:: What is asked ::
Exactly as written, set down the lines from the top of the entries through the line bearing "import * as", with every picture left out.

:: Data for this exercise ::
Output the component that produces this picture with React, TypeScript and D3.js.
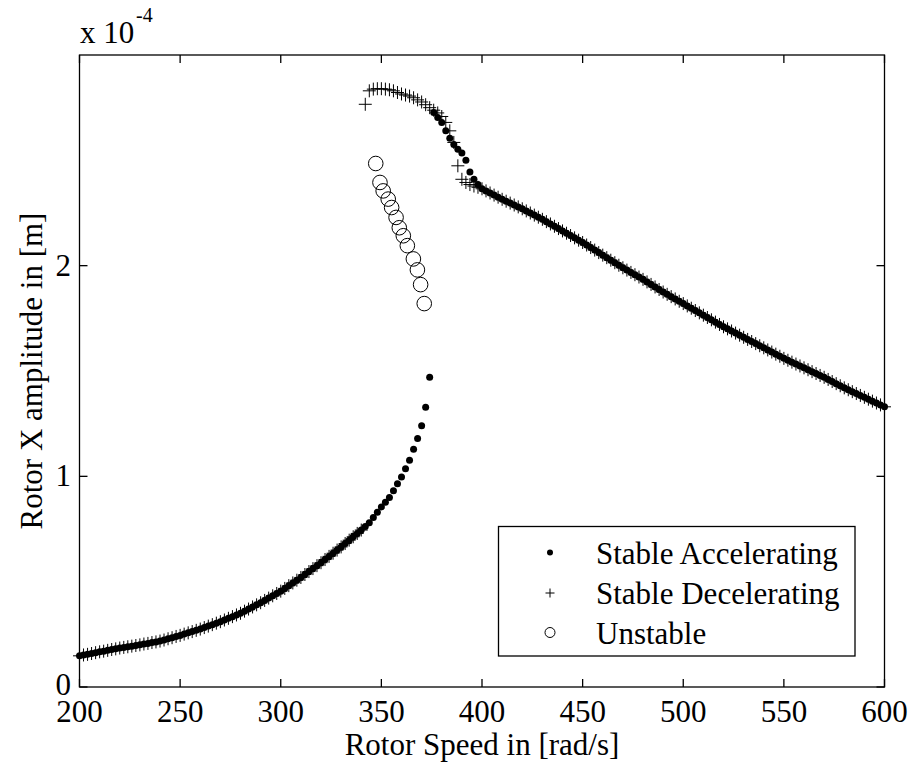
import React from "react";
import * as d3 from "d3";

// Rotor speed sweep: lower (pre-jump) branch, shared by both sweeps
const lowerSpeed = [
  200, 202, 204, 206, 208, 210, 212, 214, 216, 218, 220, 222, 224, 226, 228, 230,
  232, 234, 236, 238, 240, 242, 244, 246, 248, 250, 252, 254, 256, 258, 260, 262,
  264, 266, 268, 270, 272, 274, 276, 278, 280, 282, 284, 286, 288, 290, 292, 294,
  296, 298, 300, 302, 304, 306, 308, 310, 312, 314, 316, 318, 320, 322, 324, 326,
  328, 330, 332, 334, 336, 338, 340, 342, 344, 346, 348, 350, 352, 354, 356, 358,
  360, 362, 364, 366, 368, 370, 372, 374,
];
// amplitudes in units of 1e-4 m
const lowerAmp = [
  0.148, 0.152, 0.155, 0.159, 0.163, 0.167, 0.17, 0.174, 0.178, 0.181, 0.185, 0.188,
  0.191, 0.194, 0.197, 0.2, 0.204, 0.207, 0.211, 0.214, 0.218, 0.223, 0.229, 0.234,
  0.24, 0.245, 0.251, 0.257, 0.263, 0.269, 0.275, 0.282, 0.289, 0.296, 0.303, 0.31,
  0.318, 0.326, 0.334, 0.342, 0.35, 0.36, 0.37, 0.38, 0.39, 0.4, 0.411, 0.422, 0.433,
  0.444, 0.455, 0.468, 0.481, 0.494, 0.507, 0.52, 0.534, 0.548, 0.562, 0.576, 0.59,
  0.605, 0.62, 0.635, 0.65, 0.665, 0.681, 0.697, 0.713, 0.729, 0.745, 0.762, 0.78,
  0.805, 0.83, 0.855, 0.877, 0.9, 0.932, 0.965, 0.997, 1.036, 1.076, 1.128, 1.18,
  1.24, 1.328, 1.47,
];

// Accelerating sweep just after the jump up
const accelJumpSpeed = [376, 378, 380, 382, 384, 386, 388, 390, 392, 394, 396, 398];
const accelJumpAmp = [
  2.727, 2.703, 2.68, 2.64, 2.605, 2.575, 2.553, 2.535, 2.5, 2.445, 2.41, 2.385,
];

// Upper (post-jump) branch, shared by both sweeps
const upperSpeed = [
  400, 402, 404, 406, 408, 410, 412, 414, 416, 418, 420, 422, 424, 426, 428, 430,
  432, 434, 436, 438, 440, 442, 444, 446, 448, 450, 452, 454, 456, 458, 460, 462,
  464, 466, 468, 470, 472, 474, 476, 478, 480, 482, 484, 486, 488, 490, 492, 494,
  496, 498, 500, 502, 504, 506, 508, 510, 512, 514, 516, 518, 520, 522, 524, 526,
  528, 530, 532, 534, 536, 538, 540, 542, 544, 546, 548, 550, 552, 554, 556, 558,
  560, 562, 564, 566, 568, 570, 572, 574, 576, 578, 580, 582, 584, 586, 588, 590,
  592, 594, 596, 598, 600,
];
const upperAmp = [
  2.365, 2.355, 2.345, 2.335, 2.325, 2.315, 2.306, 2.297, 2.288, 2.279, 2.27, 2.26,
  2.25, 2.24, 2.23, 2.22, 2.209, 2.198, 2.187, 2.176, 2.165, 2.154, 2.143, 2.132,
  2.121, 2.11, 2.098, 2.086, 2.074, 2.062, 2.05, 2.038, 2.026, 2.014, 2.002, 1.99,
  1.979, 1.968, 1.957, 1.946, 1.935, 1.923, 1.911, 1.899, 1.887, 1.875, 1.864, 1.853,
  1.842, 1.831, 1.82, 1.809, 1.798, 1.787, 1.776, 1.765, 1.754, 1.743, 1.732, 1.721,
  1.71, 1.7, 1.69, 1.68, 1.67, 1.66, 1.65, 1.64, 1.63, 1.62, 1.61, 1.6, 1.59, 1.58,
  1.57, 1.56, 1.551, 1.542, 1.533, 1.524, 1.515, 1.506, 1.497, 1.488, 1.479, 1.47,
  1.46, 1.45, 1.44, 1.43, 1.42, 1.411, 1.402, 1.393, 1.384, 1.375, 1.366, 1.357,
  1.348, 1.339, 1.33,
];

// Decelerating sweep over the resonance peak before the jump down
const decelPeakSpeed = [
  342, 344, 346, 348, 350, 352, 354, 356, 358, 360, 362, 364, 366, 368, 370, 372,
  374, 376, 378, 380, 382, 384, 386, 388, 390, 392, 394, 396, 398,
];
const decelPeakAmp = [
  2.766, 2.83, 2.838, 2.84, 2.84, 2.838, 2.835, 2.83, 2.822, 2.815, 2.81, 2.805,
  2.797, 2.787, 2.777, 2.764, 2.75, 2.738, 2.725, 2.708, 2.68, 2.64, 2.585, 2.474,
  2.41, 2.395, 2.385, 2.378, 2.372,
];

// Unstable middle branch
const unstableSpeed = [
  347.2, 349.3, 350.9, 353.4, 355.1, 357.3, 358.9, 360.9, 362.9, 365.9, 367.9, 369.5,
  371.3,
];
const unstableAmp = [
  2.485, 2.395, 2.355, 2.316, 2.276, 2.229, 2.18, 2.142, 2.095, 2.032, 1.98, 1.91,
  1.82,
];

const xTicks = [200, 250, 300, 350, 400, 450, 500, 550, 600];
const yTicks = [0, 1, 2];
const legendLabels = ["Stable Accelerating", "Stable Decelerating", "Unstable"];

type Pt = { s: number; a: number };
const zip = (s: number[], a: number[]): Pt[] => s.map((v, i) => ({ s: v, a: a[i] }));

const accelerating: Pt[] = [
  ...zip(lowerSpeed, lowerAmp),
  ...zip(accelJumpSpeed, accelJumpAmp),
  ...zip(upperSpeed, upperAmp),
];
const decelerating: Pt[] = [
  ...zip(upperSpeed, upperAmp).reverse(),
  ...zip(decelPeakSpeed, decelPeakAmp).reverse(),
  ...zip(lowerSpeed, lowerAmp).filter((p) => p.s <= 340).reverse(),
];
const unstable: Pt[] = zip(unstableSpeed, unstableAmp);

const W = 913;
const H = 767;
const M = { left: 79.5, right: 884.5, top: 55, bottom: 687 };
const FONT = '"Liberation Serif", "Times New Roman", Times, serif';
const FS = 31;
const TICK = 8;

const plusPath = (x: number, y: number, h: number) =>
  `M${x - h},${y}H${x + h}M${x},${y - h}V${y + h}`;

export default function App() {
  const x = d3.scaleLinear().domain([200, 600]).range([M.left, M.right]);
  const y = d3.scaleLinear().domain([0, 3]).range([M.bottom, M.top]);

  const legendX = 498.5;
  const legendY = 526.5;
  const legendW = 356.5;
  const legendH = 129.5;
  const rowY = [552.5, 593, 632.5];

  return (
    <svg
      width={W}
      height={H}
      viewBox={`0 0 ${W} ${H}`}
      style={{ position: "absolute", left: 0, top: 0, background: "#fff" }}
      fontFamily={FONT}
    >
      <rect x={0} y={0} width={W} height={H} fill="#fff" />

      {/* markers */}
      <g>
        {accelerating.map((p, i) => (
          <circle key={`a${i}`} cx={x(p.s)} cy={y(p.a)} r={3.5} fill="#000" />
        ))}
      </g>
      <g stroke="#000" strokeWidth={1} fill="none">
        {decelerating.map((p, i) => (
          <path key={`d${i}`} d={plusPath(x(p.s), y(p.a), 6.5)} />
        ))}
      </g>
      <g stroke="#000" strokeWidth={1} fill="none">
        {unstable.map((p, i) => (
          <circle key={`u${i}`} cx={x(p.s)} cy={y(p.a)} r={7.3} />
        ))}
      </g>

      {/* axes box and inward ticks */}
      <g stroke="#000" strokeWidth={1.3} fill="none">
        <rect x={M.left} y={M.top} width={M.right - M.left} height={M.bottom - M.top} />
        {xTicks.map((t) => (
          <g key={`xt${t}`}>
            <line x1={x(t)} x2={x(t)} y1={M.bottom} y2={M.bottom - TICK} />
            <line x1={x(t)} x2={x(t)} y1={M.top} y2={M.top + TICK} />
          </g>
        ))}
        {yTicks.map((t) => (
          <g key={`yt${t}`}>
            <line x1={M.left} x2={M.left + TICK} y1={y(t)} y2={y(t)} />
            <line x1={M.right} x2={M.right - TICK} y1={y(t)} y2={y(t)} />
          </g>
        ))}
      </g>

      {/* tick labels */}
      <g fontSize={FS} fill="#000">
        {xTicks.map((t) => (
          <text key={`xl${t}`} x={x(t)} y={722} textAnchor="middle">
            {t}
          </text>
        ))}
        {yTicks.map((t) => (
          <text key={`yl${t}`} x={71} y={y(t) + (t === 0 ? 8 : 10)} textAnchor="end">
            {t}
          </text>
        ))}
      </g>

      {/* exponent */}
      <text x={80} y={43} fontSize={FS} fill="#000">
        x 10
      </text>
      <text x={136} y={22} fontSize={20} fill="#000">
        -4
      </text>

      {/* axis titles */}
      <text
        x={(M.left + M.right) / 2}
        y={755}
        fontSize={FS}
        textAnchor="middle"
        fill="#000"
      >
        Rotor Speed in [rad/s]
      </text>
      <text
        transform={`translate(42,${(M.top + M.bottom) / 2}) rotate(-90)`}
        fontSize={FS}
        textAnchor="middle"
        fill="#000"
      >
        Rotor X amplitude in [m]
      </text>

      {/* legend */}
      <g>
        <rect
          x={legendX}
          y={legendY}
          width={legendW}
          height={legendH}
          fill="#fff"
          stroke="#000"
          strokeWidth={1.3}
        />
        <circle cx={550} cy={rowY[0]} r={3} fill="#000" />
        <path d={plusPath(550, rowY[1], 4.5)} stroke="#000" strokeWidth={1} />
        <circle cx={550} cy={rowY[2]} r={5} fill="none" stroke="#000" strokeWidth={1} />
        {legendLabels.map((l, i) => (
          <text key={l} x={596} y={rowY[i] + 11} fontSize={FS} fill="#000">
            {l}
          </text>
        ))}
      </g>
    </svg>
  );
}
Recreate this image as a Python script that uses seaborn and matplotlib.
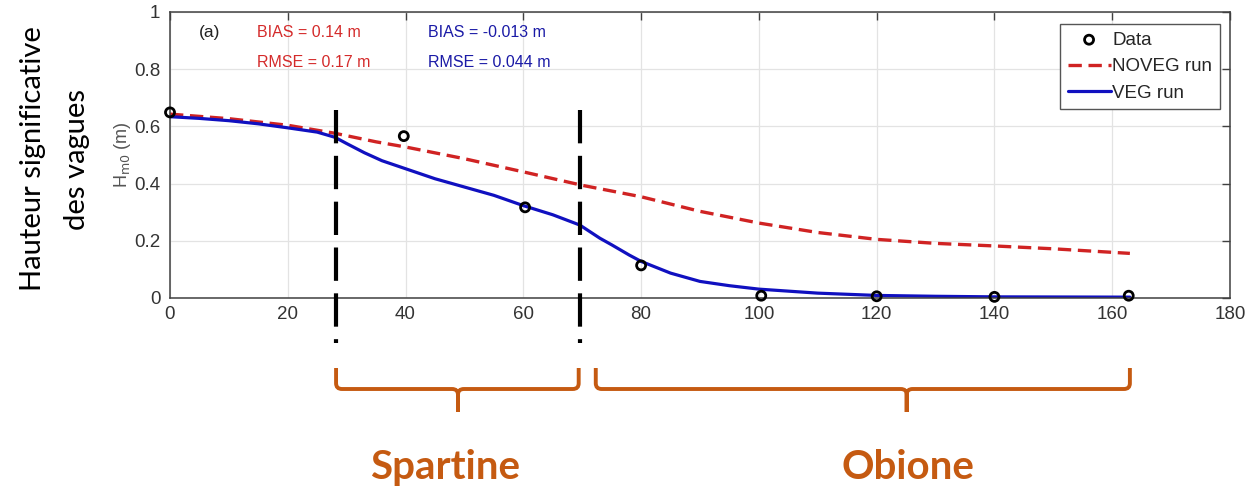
import numpy as np
import pandas as pd
import matplotlib
matplotlib.use("Agg")
import matplotlib.pyplot as plt
import matplotlib.transforms as mtransforms
from matplotlib.path import Path
from matplotlib.patches import PathPatch
import seaborn as sns

# measured wave height along the transect
data_x = [0, 39.7, 60.3, 80.0, 100.4, 120.0, 140.0, 162.8]
data_h = [0.649, 0.566, 0.317, 0.114, 0.008, 0.006, 0.004, 0.008]

# NOVEG run (dashed red)
noveg_x = [0, 10, 20, 28, 35, 40, 50, 60, 70, 80, 90, 100, 110, 120, 130, 140, 150, 163]
noveg_h = [0.643, 0.627, 0.604, 0.576, 0.546, 0.528, 0.487, 0.441, 0.394, 0.354,
           0.303, 0.262, 0.229, 0.205, 0.191, 0.182, 0.172, 0.156]

# VEG run (blue)
veg_x = [0, 5, 10, 15, 20, 25, 28, 30, 33, 36, 40, 45, 50, 55, 60, 65, 69.6, 73,
         75, 78, 80, 85, 90, 95, 100, 110, 120, 130, 140, 163]
veg_h = [0.634, 0.628, 0.620, 0.609, 0.595, 0.580, 0.562, 0.540, 0.508, 0.480,
         0.452, 0.417, 0.388, 0.359, 0.323, 0.291, 0.255, 0.209, 0.186, 0.150,
         0.128, 0.087, 0.058, 0.043, 0.031, 0.017, 0.009, 0.006, 0.004, 0.003]

# vegetation zones
zone_edges = [28.2, 69.6]
zone_names = ["Spartine", "Obione"]
zone_spans = [(28.2, 69.4), (72.3, 163.0)]
zone_tips = [48.9, 125.1]
zone_label_x = [46.7, 125.3]

x_ticks = [0, 20, 40, 60, 80, 100, 120, 140, 160, 180]
y_ticks = [0, 0.2, 0.4, 0.6, 0.8, 1.0]
y_ticklabels = ["0", "0.2", "0.4", "0.6", "0.8", "1"]

RED = "#D02323"
BLUE = "#1010C0"
ORANGE = "#C55A11"
AXC = "#404040"

sns.set_theme(style="whitegrid")
plt.rcParams["font.family"] = ["Liberation Sans", "DejaVu Sans"]
plt.rcParams["axes.edgecolor"] = AXC
plt.rcParams["grid.color"] = "#e3e3e3"
plt.rcParams["grid.linewidth"] = 0.9

fig = plt.figure(figsize=(12.52, 4.92), dpi=100)
ax = fig.add_axes([170 / 1252, 1 - 298 / 492, 1060 / 1252, 286 / 492])

sns.scatterplot(x=data_x, y=data_h, ax=ax, marker="o", s=42, color="none",
                edgecolor="black", linewidth=2, label="Data", zorder=5,
                clip_on=False)
sns.lineplot(x=noveg_x, y=noveg_h, ax=ax, color=RED, lw=2.4,
             linestyle=(0, (4, 2)), label="NOVEG run")
sns.lineplot(x=veg_x, y=veg_h, ax=ax, color=BLUE, lw=2.3, label="VEG run")

ax.set_xlim(0, 180)
ax.set_ylim(0, 1)
ax.set_xticks(x_ticks)
ax.set_yticks(y_ticks, labels=y_ticklabels)
ax.tick_params(direction="in", top=True, right=True, length=6, width=1,
               color=AXC, labelcolor="#333333", labelsize=13.5, pad=7)
ax.tick_params(axis="x", pad=6)
for sp in ax.spines.values():
    sp.set_color(AXC)
    sp.set_linewidth(1.1)
ax.set_xlabel("")
ax.set_ylabel("")

ax.text(-0.045, 0.5, r"H$_{\rm m0}$ (m)", transform=ax.transAxes, rotation=90,
        ha="center", va="center", fontsize=13, color="#555555")

ax.text(0.037, 0.927, "(a)", transform=ax.transAxes, fontsize=12.5,
        ha="center", va="center", color="#222222")
ax.text(0.082, 0.927, "BIAS = 0.14 m", transform=ax.transAxes, fontsize=11.5,
        va="center", color="#D42A2A")
ax.text(0.082, 0.825, "RMSE = 0.17 m", transform=ax.transAxes, fontsize=11.5,
        va="center", color="#D42A2A")
ax.text(0.243, 0.927, "BIAS = -0.013 m", transform=ax.transAxes, fontsize=11.5,
        va="center", color="#1A1AA6")
ax.text(0.243, 0.825, "RMSE = 0.044 m", transform=ax.transAxes, fontsize=11.5,
        va="center", color="#1A1AA6")

leg = ax.legend(loc="upper right", bbox_to_anchor=(1220 / 1252, 1 - 24 / 492),
                bbox_transform=fig.transFigure, borderaxespad=0, fontsize=13.5,
                frameon=True, fancybox=False, framealpha=1, edgecolor="#555555",
                handlelength=2.3, handletextpad=0.1, borderpad=0.4,
                labelspacing=0.5)
leg.get_frame().set_linewidth(1.0)

# zone boundaries (extend below the axes)
trans = mtransforms.blended_transform_factory(ax.transData, ax.transAxes)
for xe in zone_edges:
    ax.plot([xe, xe], [(298 - 110) / 286, (298 - 343) / 286], transform=trans,
            color="black", lw=3, linestyle=(0, (8, 3)), clip_on=False, zorder=6)

# curly brackets below the axes
yt, yh, yb = -70 / 286, -91 / 286, -114 / 286
rx, ry = 1.0, 0.02
for (x0, x1), xc, xl, name in zip(zone_spans, zone_tips, zone_label_x, zone_names):
    verts = [(x0, yt), (x0, yh + ry), (x0, yh), (x0 + rx, yh), (xc - rx, yh),
             (xc, yh), (xc, yh - ry), (xc, yb),
             (x1, yt), (x1, yh + ry), (x1, yh), (x1 - rx, yh), (xc + rx, yh),
             (xc, yh), (xc, yh - ry), (xc, yb)]
    codes = [Path.MOVETO, Path.LINETO, Path.CURVE3, Path.CURVE3, Path.LINETO,
             Path.CURVE3, Path.CURVE3, Path.LINETO] * 2
    patch = PathPatch(Path(verts, codes), transform=trans, fill=False,
                      edgecolor=ORANGE, lw=2.8, clip_on=False, capstyle="butt")
    ax.add_patch(patch)
    ax.text(xl, -0.591, name, transform=trans,
            ha="center", va="center", fontsize=29, fontweight="bold",
            color=ORANGE, family=["Lato", "DejaVu Sans"])

fig.text(33 / 1252, 1 - 159 / 492, "Hauteur significative", rotation=90,
         ha="center", va="center", fontsize=21, color="black",
         family=["Lato", "DejaVu Sans"])
fig.text(77 / 1252, 1 - 159 / 492, "des vagues", rotation=90,
         ha="center", va="center", fontsize=21, color="black",
         family=["Lato", "DejaVu Sans"])

fig.savefig("out.png", dpi=100)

:: Solution for this problem ::
Output the component that produces this picture with React, TypeScript and D3.js.
import React from "react";
import * as d3 from "d3";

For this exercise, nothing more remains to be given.